And that President was a disaster.

On the other hand for the past eight years we've had a President who has,
more-or-less, defined _himself_ as a centrist, but who has been successfully
painted as the less-charitable definition of liberal from your post, in
national media and especially in social media

For all his faults, he has not been a disaster on anywhere near that scale.

Now it might be that you're right and that everyone should take a deep breath
and a step back and tone down the rhetoric. But when this article brings up
the Daily Show and Rachel Maddow and John Oliver and so on, it forgets what
all that stuff is _in response to_ , which is a largely conservative national
media and a successful framing of pretty much every single national issue of
import, by the right from 1990 or so right up to the present day.

And, furthermore, if I look at my Facebook feed, or on Reddit, and try to
figure out where the most obnoxious posts are coming from, e.g. pictures of
Obama being flushed down a toilet, or "proof" in the form of gruesome pictures
that Hillary Clinton and Obama just lounged around and laughed their asses off
while folks who worked _for them_ died in Benghazi, for literally no other
conceivable logical reason than _they are just evil, evil shits_ , etc etc...

...I mean, maybe some of the stuff you hear about the Koch brothers or
whatever, or the Kansas state government, isn't fair either, but it doesn't
seem to be anything like on that level.

So on balance, an article that specifically calls out _liberals_ , for
poisoning the well and arguing in bad faith, being condescending, etc. - while
maybe not technically _wrong_ in each and every aspect, seems misplaced, you
know?
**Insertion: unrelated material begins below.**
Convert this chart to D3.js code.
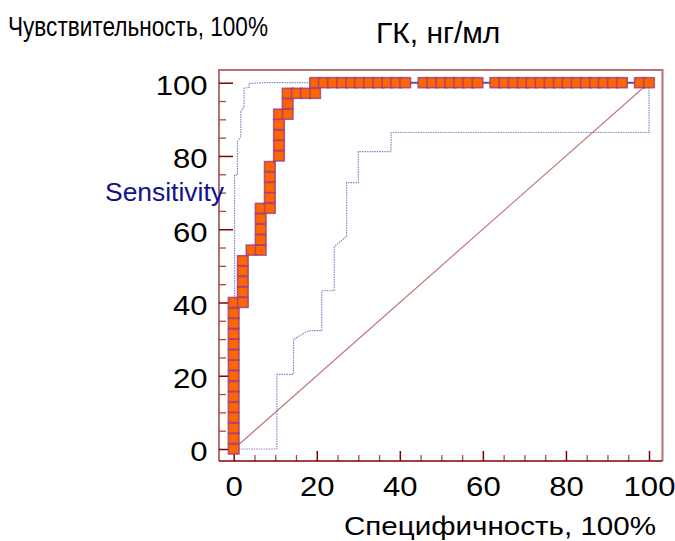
<!DOCTYPE html>
<html>
<head>
<meta charset="utf-8">
<script src="https://cdn.jsdelivr.net/npm/d3@7"></script>
<style>
  body { margin: 0; background: #fff; }
  text { font-family: "Liberation Sans", Arial, sans-serif; }
</style>
</head>
<body>
<div id="chart"></div>
<script>
// ROC curve points: specificity (x) and sensitivity (y), in %
var rocSpec = [0, 0, 0, 0, 0, 0, 0, 0, 0, 0, 0, 0, 0, 0, 0,
  2.2, 2.2, 2.2, 2.2, 2.2,
  4.3,
  6.5, 6.5, 6.5, 6.5, 6.5,
  8.7, 8.7, 8.7, 8.7, 8.7,
  10.9, 10.9, 10.9, 10.9, 10.9,
  13.0, 13.0, 13.0,
  15.2, 17.4, 19.6, 19.6,
  21.7, 23.9, 26.1, 28.3, 30.4, 32.6, 34.8, 37.0, 39.1, 41.3,
  45.7, 47.8, 50.0, 52.2, 54.3, 56.5, 58.7,
  63.0, 65.2, 67.4, 69.6, 71.7, 73.9, 76.1, 78.3, 80.4, 82.6, 84.8, 87.0, 89.1, 91.3, 93.5,
  97.8, 100];
var rocSens = [0, 2.9, 5.7, 8.6, 11.4, 14.3, 17.1, 20.0, 22.9, 25.7, 28.6, 31.4, 34.3, 37.1, 40.0,
  40.0, 42.9, 45.7, 48.6, 51.4,
  54.3,
  54.3, 57.1, 60.0, 62.9, 65.7,
  65.7, 68.6, 71.4, 74.3, 77.1,
  80.0, 82.9, 85.7, 88.6, 91.4,
  91.4, 94.3, 97.1,
  97.1, 97.1, 97.1, 100,
  100, 100, 100, 100, 100, 100, 100, 100, 100, 100,
  100, 100, 100, 100, 100, 100, 100,
  100, 100, 100, 100, 100, 100, 100, 100, 100, 100, 100, 100, 100, 100, 100,
  100, 100];

// confidence bounds
var upperSpec = [0.2, 0.2, 0.9, 0.9, 1.7, 1.7, 2.5, 2.5, 3.7, 3.7, 7.4, 100];
var upperSens = [0, 74.8, 74.8, 83.9, 85.3, 92.1, 93.4, 98.5, 98.7, 99.8, 100, 100];
var lowerSpec = [0, 10.4, 10.4, 14.4, 14.4, 18.0, 21.2, 21.2, 24.2, 24.2, 27.2, 27.2, 30.0, 30.0, 37.9, 37.9, 100, 100];
var lowerSens = [0, 0, 20.4, 20.4, 29.9, 32.3, 32.3, 43.2, 43.2, 55.2, 58.1, 72.7, 72.7, 81.2, 81.2, 86.4, 86.4, 100];

var majorTicks = [0, 20, 40, 60, 80, 100];
var minorTicks = [5, 10, 15, 25, 30, 35, 45, 50, 55, 65, 70, 75, 85, 90, 95];

var svg = d3.select("#chart").append("svg")
  .attr("width", 675)
  .attr("height", 541);

var x = d3.scaleLinear().domain([0, 100]).range([233.7, 649]);
var y = d3.scaleLinear().domain([0, 100]).range([449, 82.7]);

var frameLeft = 219, frameRight = 662.5, frameTop = 70, frameBottom = 461;

function pts(xs, ys) {
  return xs.map(function(d, i) { return [d, ys[i]]; });
}

var line = d3.line()
  .x(function(d) { return x(d[0]); })
  .y(function(d) { return y(d[1]); });

function stretch(sel, k) {
  sel.each(function() {
    var w = this.getComputedTextLength();
    d3.select(this).attr("textLength", w * k).attr("lengthAdjust", "spacingAndGlyphs");
  });
}

// frame
svg.append("path")
  .attr("d", "M" + frameLeft + "," + frameBottom + "V" + frameTop + "H" + frameRight + "V" + frameBottom)
  .attr("fill", "none")
  .style("stroke", "#b07474")
  .style("stroke-width", 2);

// diagonal
svg.append("path")
  .attr("d", line([[0, 0], [100, 100]]))
  .attr("fill", "none")
  .style("stroke", "#c07a7a")
  .style("stroke-width", 1.2);

// confidence lines
svg.selectAll(".ci").data([pts(upperSpec, upperSens), pts(lowerSpec, lowerSens)]).enter()
  .append("path")
  .attr("class", "ci")
  .attr("d", line)
  .attr("fill", "none")
  .style("stroke", "#8484cc")
  .style("stroke-width", 1.2)
  .style("stroke-dasharray", "1.5,1");

// y axis ticks (pointing inside)
var yMinor = svg.append("g")
  .attr("transform", "translate(" + frameLeft + ",0)")
  .call(d3.axisLeft(y).tickValues(minorTicks).tickSize(-7).tickFormat(""));
var yMajor = svg.append("g")
  .attr("transform", "translate(" + frameLeft + ",0)")
  .call(d3.axisLeft(y).tickValues(majorTicks).tickSize(-14).tickPadding(11.5));

// x axis ticks
var xMinor = svg.append("g")
  .attr("transform", "translate(0," + frameBottom + ")")
  .call(d3.axisBottom(x).tickValues(minorTicks).tickSize(-6).tickFormat(""));
var xMajor = svg.append("g")
  .attr("transform", "translate(0," + frameBottom + ")")
  .call(d3.axisBottom(x).tickValues(majorTicks).tickSize(-10));

[yMinor, yMajor, xMinor, xMajor].forEach(function(g) {
  g.select(".domain").remove();
});
yMinor.selectAll("line").style("stroke", "#a8484e").style("stroke-width", 1.3);
xMinor.selectAll("line").style("stroke", "#a8484e").style("stroke-width", 1.3);
yMajor.selectAll("line").style("stroke", "#800000").style("stroke-width", 1.5);
xMajor.selectAll("line").style("stroke", "#800000").style("stroke-width", 1.5);

yMajor.selectAll("text")
  .attr("dy", "0.44em")
  .style("font-size", "27px")
  .style("fill", "#000")
  .call(stretch, 1.15);
xMajor.selectAll("text")
  .attr("y", 35)
  .attr("dy", null)
  .style("font-size", "27px")
  .style("fill", "#000")
  .call(stretch, 1.15);

// x axis line
svg.append("line")
  .attr("x1", frameLeft).attr("x2", frameRight)
  .attr("y1", frameBottom).attr("y2", frameBottom)
  .style("stroke", "#800000")
  .style("stroke-width", 1.5);

// roc line and markers
var roc = pts(rocSpec, rocSens);
svg.append("path")
  .attr("d", line(roc))
  .attr("fill", "none")
  .style("stroke", "#5858a8")
  .style("stroke-width", 2);

svg.selectAll(".mark").data(roc).enter()
  .append("rect")
  .attr("class", "mark")
  .attr("x", function(d) { return x(d[0]) - 5.3; })
  .attr("y", function(d) { return y(d[1]) - 5; })
  .attr("width", 10.6)
  .attr("height", 10)
  .style("fill", "#ff6600")
  .style("stroke", "#a03c7c")
  .style("stroke-width", 1.6)
  .style("stroke-opacity", 0.8);

// titles
svg.append("text")
  .text("Чувствительность, 100%")
  .attr("x", 8).attr("y", 36)
  .attr("textLength", 260).attr("lengthAdjust", "spacingAndGlyphs")
  .style("font-size", "28px");

svg.append("text")
  .text("ГК, нг/мл")
  .attr("x", 376).attr("y", 43)
  .style("font-size", "30px");

svg.append("text")
  .text("Sensitivity")
  .attr("x", 105).attr("y", 200.7)
  .attr("textLength", 119).attr("lengthAdjust", "spacingAndGlyphs")
  .style("font-size", "25px")
  .style("fill", "#12128c");

svg.append("text")
  .text("Специфичность, 100%")
  .attr("x", 344).attr("y", 535)
  .attr("textLength", 312).attr("lengthAdjust", "spacingAndGlyphs")
  .style("font-size", "25.5px");
</script>
</body>
</html>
Like, seems like the concern for it is a little off-balance compared to
what it should be if you _really_ wanted to address the broader issue.

And so, this article is trash.

e: I guess TL;DR what I'm saying is: where is the article suggesting that
conservatives maybe should stop accusing liberals and the people they vote
into office of literally wanting to destroy America because they just hate it
so much? Where is this article, and are any conservatives reading it?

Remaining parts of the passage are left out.